The beer tasted 'greener' (grassy) longer than most similar beers. It took a good month before this faded into the background. This is not surprising given the amount of vegetal matter (hops) that were used.
I definitely like the resulting beer and my fears of it being not bitter enough are completely unfounded. Compared to the other competition beers (and the 30 IBU commercial beer used as the 'calibration'), mine is definitely more bitter too, but not overly bitter. I've had a few more pints of since the competition and find that it's not a beer to be drunk even slightly warm. It needs to be very cold (35-38F) with low carbonation. It's extremely thirst quenching when served this way and the hop bitterness and flavours work well.
If anyone does similar tests to these please post your results. I'd be very curious to read them.
Here are some of the pictures I took at the competition:
BJCP score sheets were provided to the 'peoples choice' voters for those who wished to refer to them:
The 'calibration' beer was Lake of Bays Crosswind Pale Ale, a somewhat middle of the road example (low malt taste, low IBU):
The 'peoples choice' brewers trying out the various samples:
One of the people's choice brewers got really into it and managed to "P" himself*:
*The samples were all marked anonymously with letters. This brewer managed to spill the sample labelled "P" on himself, effectively "P-ing" himself. Hilarity ensued.
The BJCP judges filling out the score sheets:
While the malt bill was fixed, at least one of the samples was noticeably darker in colour:
Our illustrious host tallies up the results:
... and then takes the prize (congrats!) while a disbeliever has to confirm the tally himself:
Link Posted: Wed Jul 31, 2013 5:58 pm Post subject:
This looks like a great recipe. I'm brewing this week, so will use this, but change it up as you are thinking by using FWH, late addition, and dry. The LHA at 1 minute to tame some of the grassy flavors. I am set up for 5-6 gallon batches so will use around 6 to 7 ounces of hops. Of the two yeasts you used, which one accented the hops and less malt?

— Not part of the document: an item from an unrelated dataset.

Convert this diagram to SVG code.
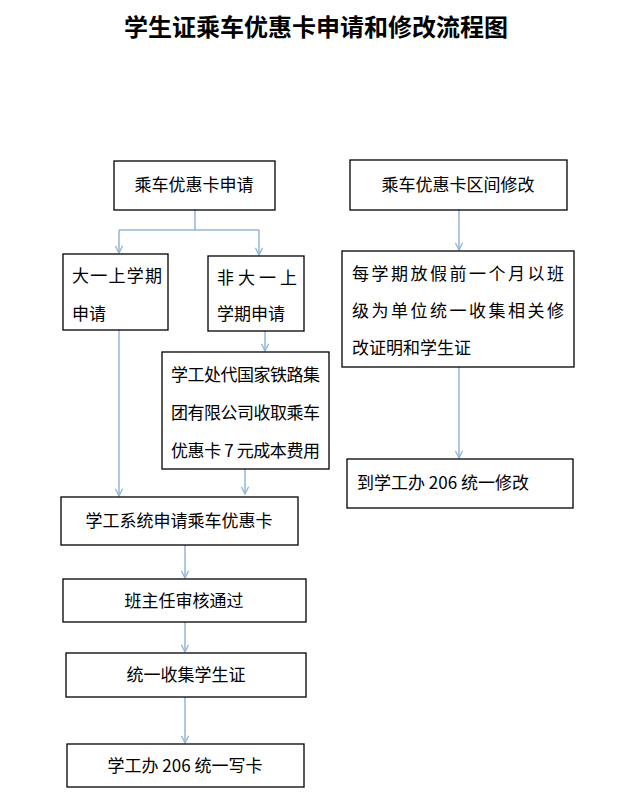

Joined: 04 May 2014 Posts: 172 Location: hudson valley, NY
Link Posted: Sat Nov 15, 2014 3:43 am Post subject:
Kal, Do you have any further experience with hop stands? Do you think they are better at maximizing hop character than other methods? Lately, I've been wondering what is the best practice to maximize hop character. Is there a magical time to add the hops at the end of the boil? Maybe the taste buds become overwhelmed with hoppiness, and it all balances out at some point? Also, the quality of the hops has to be super important as well. I KNOW that dry hopping is critical to getting that super rich resiny hop character from experience. Have you tried just doing a dry-hop bomb beer without much in the way of boil hops?
Joined: 12 Dec 2010 Posts: 9989 Location: Ottawa, Canada
Drinking: German Lager, Electric Hop Candy Jr, Scottish 70/-, Cali Common, Maibock, Helles, Russian Imperial Stout, Black Butte Porter
Working on: Weizen
Link Posted: Sat Nov 15, 2014 3:27 pm Post subject:
I haven't done a ton of experimentation with hop stands - most of my beers in the last year have been repeats of existing recipes and a few new clones that didn't call for stands. Not sure there's any magical "do this one thing and it'll be best" solution.
Joined: 10 Jun 2011 Posts: 3 Location: Chicago (South Suburbs)
Link Posted: Mon Feb 23, 2015 6:55 pm Post subject: Hopstand
I found your whole adventure to be very interesting. Thanks. I was wondering. Since hop oil isomerization is almost zero below 175F, why not take care of the bittering with a small hop addition during the boil so the IBU's can be easily calculated. Then cool the wort to 175, add the hopstand/whirlpool hops and hold the 175 for the duration of the stand? Any additional bittering should be minimal and you could still enjoy the flavor/aroma benefits.